The tensile strength of the concrete mixes exhibited a consistent increase over time, highlighting the continued hydration process and the beneficial effects of supplementary materials (Fig. 4). At 7 days, the tensile strength ranged between 1.7 MPa and 2.3 MPa, with Mix C3 showing the lowest value (1.7 MPa) and Mix C7 achieving the highest (2.3 MPa). This early-stage strength development was influenced by the initial hydration of cement and the early pozzolanic reaction of the agricultural waste materials used as partial cement replacements [11]. By 28 days, a significant increase in tensile strength was observed across all mixes, ranging from 2.8 MPa to 3.8 MPa. Mix C3 continued to exhibit the lowest tensile strength (2.8 MPa), while Mix C7 reached the highest (3.8 MPa), suggesting that the optimized combination of recycled glass, and agricultural waste contributed to enhanced bonding and matrix densification. At 56 days, further improvements in tensile strength were recorded, with values ranging from 3.5 MPa to 4.6 MPa. The lowest strength remained with Mix C3 (3.5 MPa), whereas Mix C7 again displayed the highest (4.6 MPa), reinforcing the long-term benefits of the incorporated materials. The steady increase over time indicates that the presence of and pozzolanic materials enhanced durability without compromising mechanical performance [12]. These results confirm that sustainable concrete formulations incorporating recycled glass, and agricultural waste can achieve mechanical performance comparable to or even superior to conventional mixes, supporting their application in marine and industrial infrastructure [13].

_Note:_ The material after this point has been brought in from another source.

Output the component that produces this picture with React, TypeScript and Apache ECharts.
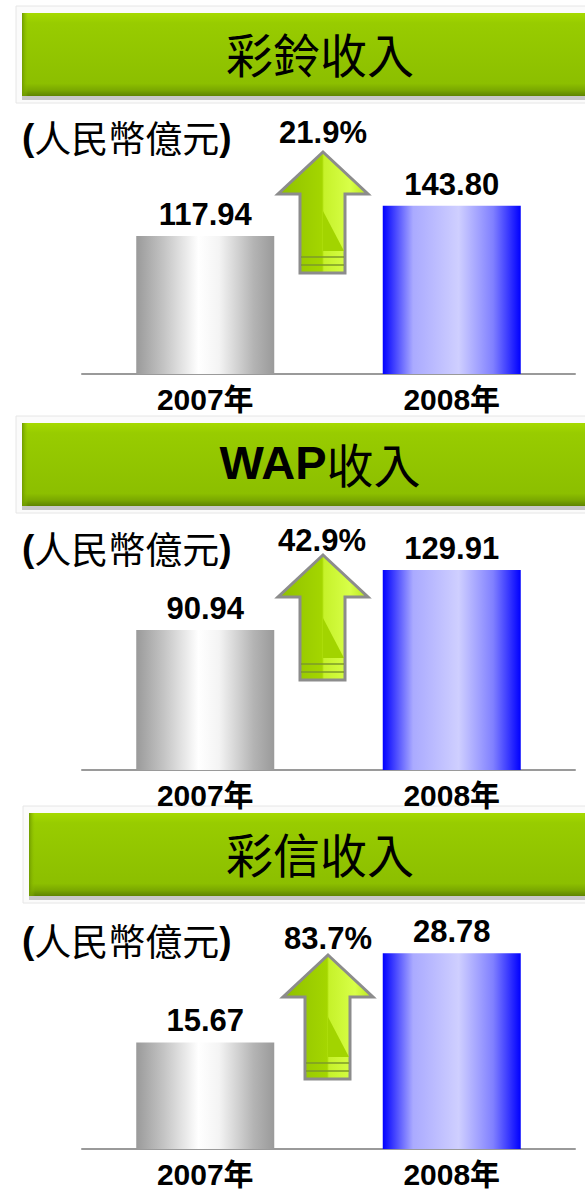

This study demonstrates the potential of bio-concrete incorporating sustainable materials such as ceramic waste, recycled glass, and agricultural by-products to enhance concrete durability and mechanical properties in coastal environments. The findings reveal that the incorporation of these alternative materials significantly improves the resistance of concrete to aggressive environmental factors, such as chloride ion penetration and sulfate-induced deterioration. The concrete mixes exhibited notable improvements in both flexural and tensile strength, with values ranging from 2.5 MPa to 6.0 MPa for flexural strength and 2.0 MPa to 4.6 MPa for tensile strength over 7, 28, and 56 days of curing. This consistent strength development indicates the positive effects of the recycled materials on the matrix, enhancing its structural viability and long-term performance. Furthermore, sulfate resistance tests demonstrated minimal mass loss and strength reduction, reinforcing the durability of the material in sulfate-rich environments, which is essential for applications in coastal and marine settings. In conclusion, this research highlights the feasibility of using sustainable materials, such as ceramic waste, recycled glass, and agricultural by-products, to develop high-performance concrete. The results suggest that these bio-concrete mixtures offer a viable alternative to traditional concrete, providing both environmental and durability benefits for infrastructure exposed to harsh coastal conditions. This study contributes to the ongoing efforts to create more sustainable, durable, and resilient construction materials.